Yes, he lacks a certain adult microchip. But he's hard-wired to a thudding bass drum of a heart. And that endearing quality becomes the comedy's redemptive thread, as he retreats to Hawaii, trying to forget about Sarah (Kristen Bell), the girlfriend who left him for an English rock star named Aldous (Russell Brand). No sooner has Peter checked into the hotel than he discovers Sarah's booked there, too -- with Aldous.

Awkward.

The coincidence isn't actually as absurd as it sounds; Hawaii was Sarah and Peter's dream destination. But the story line carries that odor of rom-com predictability -- yes, Peter meets another woman (Mila Kunis) who might just be The One. Still, its semi-improvisational atmosphere is the real pleasure. Between those groaningly familiar plotlines, first-time director Nicholas Stoller and Segel, who also scripted, open up a lot of space for wild-card serendipity, giving us the delicious sense that anything could happen.

Of course, anything does. Like the scene in which Sarah drops in to tell Peter the romance is over. Stunned, Peter drops his towel -- the only thing he's wearing. And as he weeps, bows his head and bends over in anguish, the audience hoots with eye-shielding horror, laughing at the disconnect between Peter's emotional pain and his comedic lack of dignity.

Peter's agony and suffering as he keeps bumping into the happy, beautiful new couple is the main motif. But the joy of "Forgetting Sarah Marshall" is how that theme ripples out into so many hilarious subplots, featuring a Who's Who of Apatow movie veterans: Paul Rudd as a surfing instructor who calls people by their "Hawaiian names," Jonah Hill as a hotel waiter with a stalkerish crush on Aldous, and Bill Hader as Peter's overly wound-up best buddy.

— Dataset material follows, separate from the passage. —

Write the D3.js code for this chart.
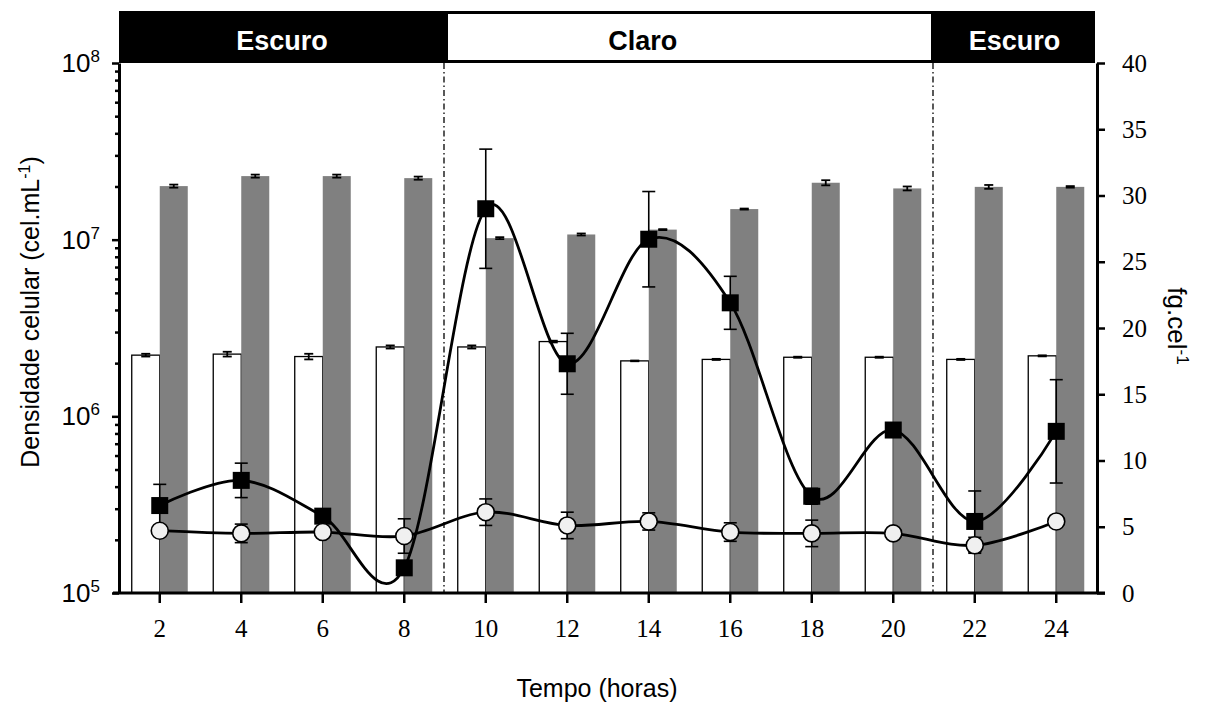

The showstopper, however, is Brand, a British stand-up comedian whose self-absorbed, post-Byronic rocker could easily have stumbled off the set of "This Is Spinal Tap." As Aldous, his inability to filter details of his womanizing or sexual prowess tortures Peter with every utterance or diffident sweep of the head.

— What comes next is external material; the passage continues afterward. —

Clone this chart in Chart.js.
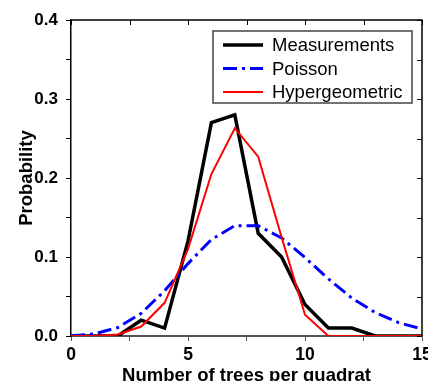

Apatow's specialty has always been malius dumbius, the male of the species, a gender focus that has drawn criticism for its portrayal of women as humor-impaired nags and drags. But though once again the female characters in "Forgetting Sarah Marshall" only amount to walking-talking prizes to be loved, chased or fought over, Bell and Kunis bring feisty, funny dimension to their roles. And there is one tense-dialogue scene between the two -- when the subtext is territorial possession of Peter -- that's one of the movie's most sensitively written moments.

These characters are obviously exaggerations, but at least those exaggerations spring directly from reality, as opposed to from Hollywood's rom-com stockroom of jocks, dweebs and haughty-hotties. The film's improvisational loosey-gooseyness, as with all Apatow movies, amounts to a cathartic bonus: an acknowledgment that real life is also full of stupid, embarrassing and klutzy moments. And hopefully, we can laugh at those, too, with philosophical satisfaction.

Forgetting Sarah Marshall (110 minutes, at area theaters) is rated R for nudity, profanity, slapstick violence and sexual content.